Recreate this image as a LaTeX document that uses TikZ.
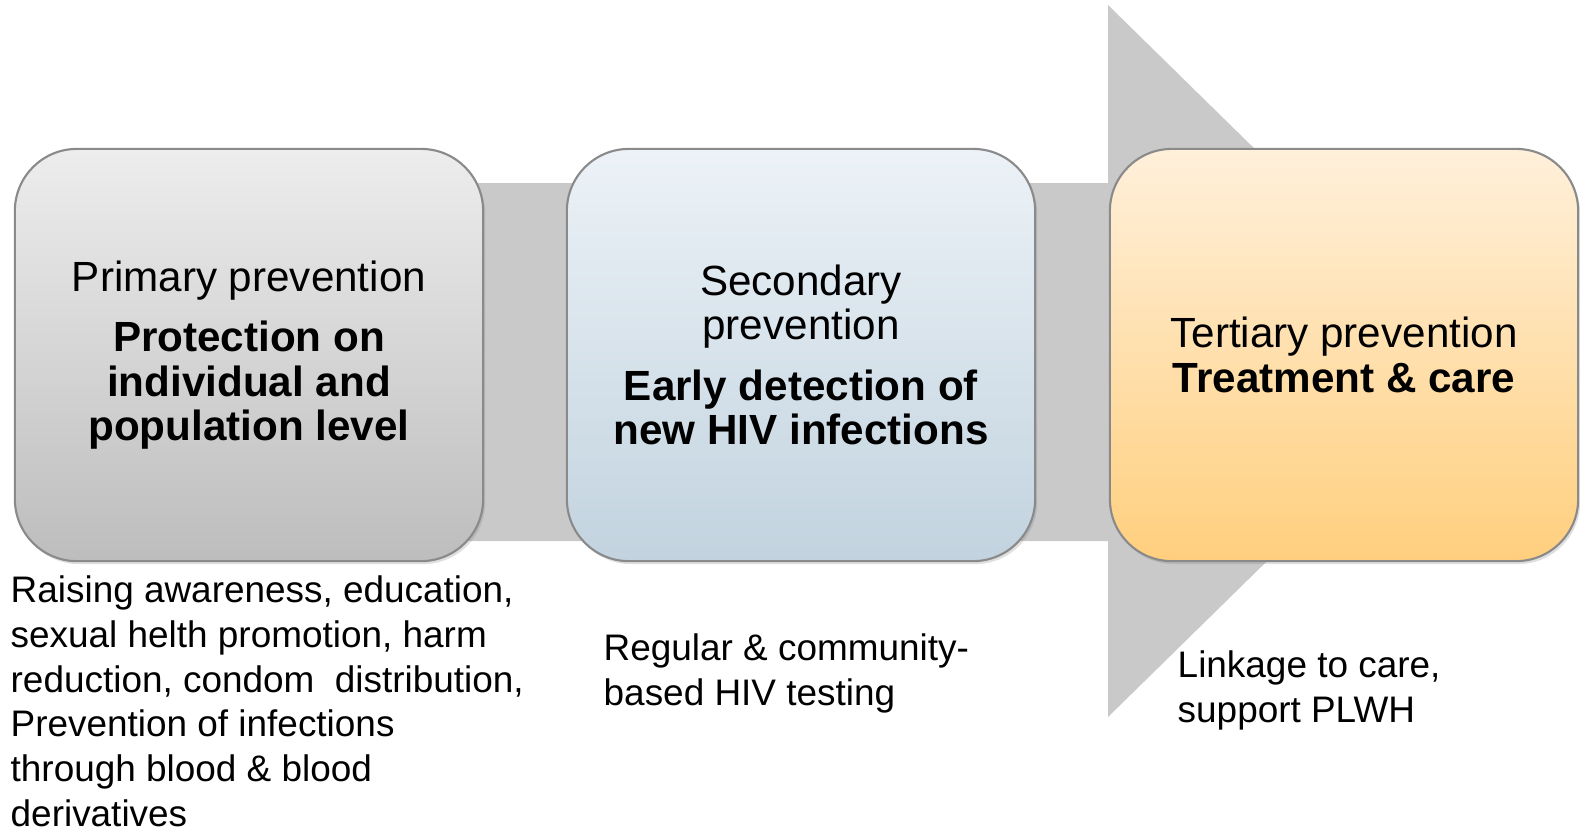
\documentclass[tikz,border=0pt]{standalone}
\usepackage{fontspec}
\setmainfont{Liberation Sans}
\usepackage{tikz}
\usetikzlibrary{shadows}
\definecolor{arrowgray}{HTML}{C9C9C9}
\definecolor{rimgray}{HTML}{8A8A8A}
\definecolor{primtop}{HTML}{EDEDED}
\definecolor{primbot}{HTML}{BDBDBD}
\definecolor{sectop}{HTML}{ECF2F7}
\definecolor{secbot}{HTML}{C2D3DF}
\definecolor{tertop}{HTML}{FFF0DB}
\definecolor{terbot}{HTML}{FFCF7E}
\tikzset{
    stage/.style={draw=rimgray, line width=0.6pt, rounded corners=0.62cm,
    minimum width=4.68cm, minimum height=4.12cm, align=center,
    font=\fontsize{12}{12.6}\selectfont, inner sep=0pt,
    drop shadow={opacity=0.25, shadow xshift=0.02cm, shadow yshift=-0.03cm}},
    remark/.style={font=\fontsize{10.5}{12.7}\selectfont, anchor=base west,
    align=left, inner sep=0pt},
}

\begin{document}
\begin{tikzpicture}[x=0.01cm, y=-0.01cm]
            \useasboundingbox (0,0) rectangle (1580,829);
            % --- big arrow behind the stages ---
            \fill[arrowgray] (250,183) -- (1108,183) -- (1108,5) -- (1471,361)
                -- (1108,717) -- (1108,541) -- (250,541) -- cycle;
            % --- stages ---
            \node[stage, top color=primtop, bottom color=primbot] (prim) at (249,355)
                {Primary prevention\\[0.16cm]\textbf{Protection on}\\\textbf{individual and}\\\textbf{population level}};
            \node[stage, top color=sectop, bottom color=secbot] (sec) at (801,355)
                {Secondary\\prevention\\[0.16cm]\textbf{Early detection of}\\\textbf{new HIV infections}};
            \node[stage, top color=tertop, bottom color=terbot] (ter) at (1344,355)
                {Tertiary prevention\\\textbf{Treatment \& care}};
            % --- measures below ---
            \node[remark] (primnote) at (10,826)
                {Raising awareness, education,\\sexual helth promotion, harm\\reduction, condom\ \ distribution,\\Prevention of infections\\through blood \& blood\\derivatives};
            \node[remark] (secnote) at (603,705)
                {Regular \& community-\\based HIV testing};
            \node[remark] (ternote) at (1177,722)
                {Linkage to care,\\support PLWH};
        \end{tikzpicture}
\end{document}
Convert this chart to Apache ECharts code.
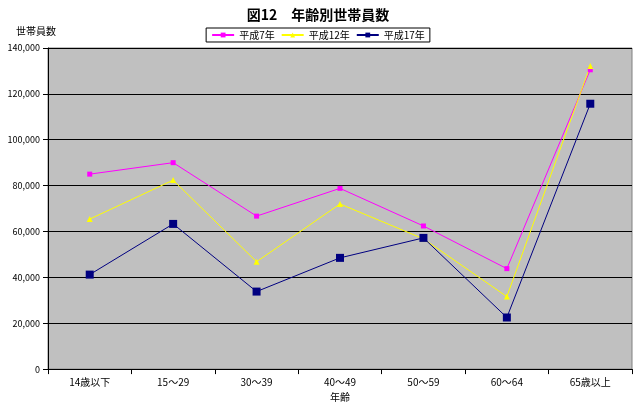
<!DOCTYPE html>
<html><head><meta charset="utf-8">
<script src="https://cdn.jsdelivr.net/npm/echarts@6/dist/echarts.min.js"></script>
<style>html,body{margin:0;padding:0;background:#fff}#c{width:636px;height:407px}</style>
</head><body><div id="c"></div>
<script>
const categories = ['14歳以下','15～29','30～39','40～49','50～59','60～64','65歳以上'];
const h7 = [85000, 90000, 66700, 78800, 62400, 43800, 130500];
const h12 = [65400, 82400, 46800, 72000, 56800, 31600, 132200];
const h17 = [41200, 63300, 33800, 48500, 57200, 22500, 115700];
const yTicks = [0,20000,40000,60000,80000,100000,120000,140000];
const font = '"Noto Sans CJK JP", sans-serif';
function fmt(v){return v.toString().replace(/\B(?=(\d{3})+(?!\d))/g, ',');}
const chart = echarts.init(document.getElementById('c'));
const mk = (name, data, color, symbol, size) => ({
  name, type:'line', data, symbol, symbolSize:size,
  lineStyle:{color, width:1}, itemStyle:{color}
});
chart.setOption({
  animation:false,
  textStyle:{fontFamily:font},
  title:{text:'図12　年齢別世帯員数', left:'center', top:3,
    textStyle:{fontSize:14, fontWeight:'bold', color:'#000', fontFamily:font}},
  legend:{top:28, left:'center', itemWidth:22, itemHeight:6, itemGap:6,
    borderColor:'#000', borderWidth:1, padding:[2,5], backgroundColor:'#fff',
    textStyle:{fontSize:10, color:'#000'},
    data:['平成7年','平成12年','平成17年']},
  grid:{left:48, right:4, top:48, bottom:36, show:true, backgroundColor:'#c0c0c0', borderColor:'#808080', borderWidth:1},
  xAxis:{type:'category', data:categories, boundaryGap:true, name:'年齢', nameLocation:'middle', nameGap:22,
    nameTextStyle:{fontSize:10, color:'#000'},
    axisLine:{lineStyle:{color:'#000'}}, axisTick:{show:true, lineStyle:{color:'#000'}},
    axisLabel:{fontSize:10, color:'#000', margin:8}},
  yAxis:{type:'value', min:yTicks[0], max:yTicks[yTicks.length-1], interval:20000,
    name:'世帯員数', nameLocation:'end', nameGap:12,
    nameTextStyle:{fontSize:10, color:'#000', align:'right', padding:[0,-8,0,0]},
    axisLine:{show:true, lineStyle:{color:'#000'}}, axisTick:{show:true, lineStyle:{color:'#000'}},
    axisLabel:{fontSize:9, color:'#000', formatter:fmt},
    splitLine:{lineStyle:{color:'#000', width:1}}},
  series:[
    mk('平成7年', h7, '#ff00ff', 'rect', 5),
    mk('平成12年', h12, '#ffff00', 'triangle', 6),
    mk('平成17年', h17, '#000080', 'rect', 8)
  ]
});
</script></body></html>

━━━━━━

- [PROBLEM DETAILS]
Without the pictures, repeat the listing above exactly.

- [EXPECTED OUTPUT]
Recreate this image as a LaTeX document that uses TikZ.
\documentclass[tikz,border=0pt]{standalone}
\usepackage{fontspec}
\setmainfont{Liberation Sans}
\usepackage{tikz}
\usetikzlibrary{shadows}
\definecolor{arrowgray}{HTML}{C9C9C9}
\definecolor{rimgray}{HTML}{8A8A8A}
\definecolor{primtop}{HTML}{EDEDED}
\definecolor{primbot}{HTML}{BDBDBD}
\definecolor{sectop}{HTML}{ECF2F7}
\definecolor{secbot}{HTML}{C2D3DF}
\definecolor{tertop}{HTML}{FFF0DB}
\definecolor{terbot}{HTML}{FFCF7E}
\tikzset{
    stage/.style={draw=rimgray, line width=0.6pt, rounded corners=0.62cm,
    minimum width=4.68cm, minimum height=4.12cm, align=center,
    font=\fontsize{12}{12.6}\selectfont, inner sep=0pt,
    drop shadow={opacity=0.25, shadow xshift=0.02cm, shadow yshift=-0.03cm}},
    remark/.style={font=\fontsize{10.5}{12.7}\selectfont, anchor=base west,
    align=left, inner sep=0pt},
}

\begin{document}
\begin{tikzpicture}[x=0.01cm, y=-0.01cm]
            \useasboundingbox (0,0) rectangle (1580,829);
            % --- big arrow behind the stages ---
            \fill[arrowgray] (250,183) -- (1108,183) -- (1108,5) -- (1471,361)
                -- (1108,717) -- (1108,541) -- (250,541) -- cycle;
            % --- stages ---
            \node[stage, top color=primtop, bottom color=primbot] (prim) at (249,355)
                {Primary prevention\\[0.16cm]\textbf{Protection on}\\\textbf{individual and}\\\textbf{population level}};
            \node[stage, top color=sectop, bottom color=secbot] (sec) at (801,355)
                {Secondary\\prevention\\[0.16cm]\textbf{Early detection of}\\\textbf{new HIV infections}};
            \node[stage, top color=tertop, bottom color=terbot] (ter) at (1344,355)
                {Tertiary prevention\\\textbf{Treatment \& care}};
            % --- measures below ---
            \node[remark] (primnote) at (10,826)
                {Raising awareness, education,\\sexual helth promotion, harm\\reduction, condom\ \ distribution,\\Prevention of infections\\through blood \& blood\\derivatives};
            \node[remark] (secnote) at (603,705)
                {Regular \& community-\\based HIV testing};
            \node[remark] (ternote) at (1177,722)
                {Linkage to care,\\support PLWH};
        \end{tikzpicture}
\end{document}
Convert this chart to Apache ECharts code.
<!DOCTYPE html>
<html><head><meta charset="utf-8">
<script src="https://cdn.jsdelivr.net/npm/echarts@6/dist/echarts.min.js"></script>
<style>html,body{margin:0;padding:0;background:#fff}#c{width:636px;height:407px}</style>
</head><body><div id="c"></div>
<script>
const categories = ['14歳以下','15～29','30～39','40～49','50～59','60～64','65歳以上'];
const h7 = [85000, 90000, 66700, 78800, 62400, 43800, 130500];
const h12 = [65400, 82400, 46800, 72000, 56800, 31600, 132200];
const h17 = [41200, 63300, 33800, 48500, 57200, 22500, 115700];
const yTicks = [0,20000,40000,60000,80000,100000,120000,140000];
const font = '"Noto Sans CJK JP", sans-serif';
function fmt(v){return v.toString().replace(/\B(?=(\d{3})+(?!\d))/g, ',');}
const chart = echarts.init(document.getElementById('c'));
const mk = (name, data, color, symbol, size) => ({
  name, type:'line', data, symbol, symbolSize:size,
  lineStyle:{color, width:1}, itemStyle:{color}
});
chart.setOption({
  animation:false,
  textStyle:{fontFamily:font},
  title:{text:'図12　年齢別世帯員数', left:'center', top:3,
    textStyle:{fontSize:14, fontWeight:'bold', color:'#000', fontFamily:font}},
  legend:{top:28, left:'center', itemWidth:22, itemHeight:6, itemGap:6,
    borderColor:'#000', borderWidth:1, padding:[2,5], backgroundColor:'#fff',
    textStyle:{fontSize:10, color:'#000'},
    data:['平成7年','平成12年','平成17年']},
  grid:{left:48, right:4, top:48, bottom:36, show:true, backgroundColor:'#c0c0c0', borderColor:'#808080', borderWidth:1},
  xAxis:{type:'category', data:categories, boundaryGap:true, name:'年齢', nameLocation:'middle', nameGap:22,
    nameTextStyle:{fontSize:10, color:'#000'},
    axisLine:{lineStyle:{color:'#000'}}, axisTick:{show:true, lineStyle:{color:'#000'}},
    axisLabel:{fontSize:10, color:'#000', margin:8}},
  yAxis:{type:'value', min:yTicks[0], max:yTicks[yTicks.length-1], interval:20000,
    name:'世帯員数', nameLocation:'end', nameGap:12,
    nameTextStyle:{fontSize:10, color:'#000', align:'right', padding:[0,-8,0,0]},
    axisLine:{show:true, lineStyle:{color:'#000'}}, axisTick:{show:true, lineStyle:{color:'#000'}},
    axisLabel:{fontSize:9, color:'#000', formatter:fmt},
    splitLine:{lineStyle:{color:'#000', width:1}}},
  series:[
    mk('平成7年', h7, '#ff00ff', 'rect', 5),
    mk('平成12年', h12, '#ffff00', 'triangle', 6),
    mk('平成17年', h17, '#000080', 'rect', 8)
  ]
});
</script></body></html>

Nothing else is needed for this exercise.